19 Wochen Mutterschaftsurlaub sollen Mitarbeiterinnen des Kantons künftig beziehen können und zwei Wochen vor dem errechneten Geburtstermin aussetzen müssen. Wie ordnet die Wirtschaft diesen Vorschlag des Regierungsrats ein? Empfindet sie diesen mit Steuern finanzierten Mutterschaftsurlaub als unfairen Wettbewerb im Kampf um Arbeitskräfte? Wir fragen nach bei Marlen Weber, Präsidiumsmitglied und Vorsitzende der Bildungs- und Personalkommission der Industrievereinigung Schaffhausen IVS sowie Head of Global Compensation & Benefit SIG Services AG.

Frau Weber, was sagen Sie zum vorgelegten Umsetzungsantrag des Regierungsrats, der 19 Wochen Mutterschaftsurlaub inklusive zwei Wochen obligatorischen Urlaub vor dem Geburtstermin beinhaltet?

Marlen Weber: In meiner ganzen Karriere habe ich es nur einmal erlebt, dass eine Frau wirklich bis zum Tag der Geburt gearbeitet hat, deshalb erachte ich dieses Obligatorium von zwei Wochen Mutterschaftsurlaub vor dem errechneten Geburtstermin als kein wirklich grosses zusätzliches Verkaufsargument.

Sie empfinden es also nicht als unfairen Wettbewerbsvorteil gegenüber der Privatwirtschaft?

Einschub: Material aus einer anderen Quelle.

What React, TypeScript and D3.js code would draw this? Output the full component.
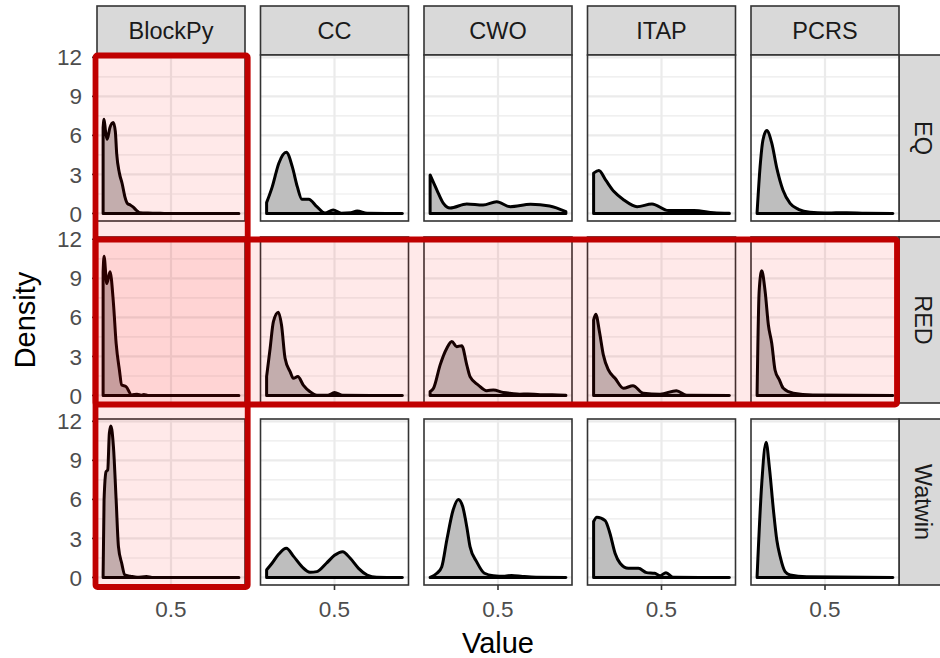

Weber: Für eine Einstufung als attraktiver Arbeitgeber ist meiner Ansicht nach viel mehr als der blosse Teilaspekt des Mutterschaftsurlaubs ausschlaggebend. Es handelt sich dabei ja nur um ein Thema, das einen relativ kleinen Teil der Arbeitnehmenden überhaupt betrifft und auch für diese ist es nur ein Aspekt unter anderen. Für Arbeitnehmende viel wichtiger ist meiner Meinung nach das Gesamtpaket an Leistungen, zu welchem vor allem auch die Altersvorsorge und sonstige Benefits zählen. Aber klar, für Frauen, die es betrifft, ist es sicher wichtig, dass eine gute Regelung besteht und von dem her sicher ein Plus für den Kanton als Arbeitgeber.

Wissen Sie, wie die Regelungen bei IVS-Unternehmen im Kanton Schaffhausen aussehen?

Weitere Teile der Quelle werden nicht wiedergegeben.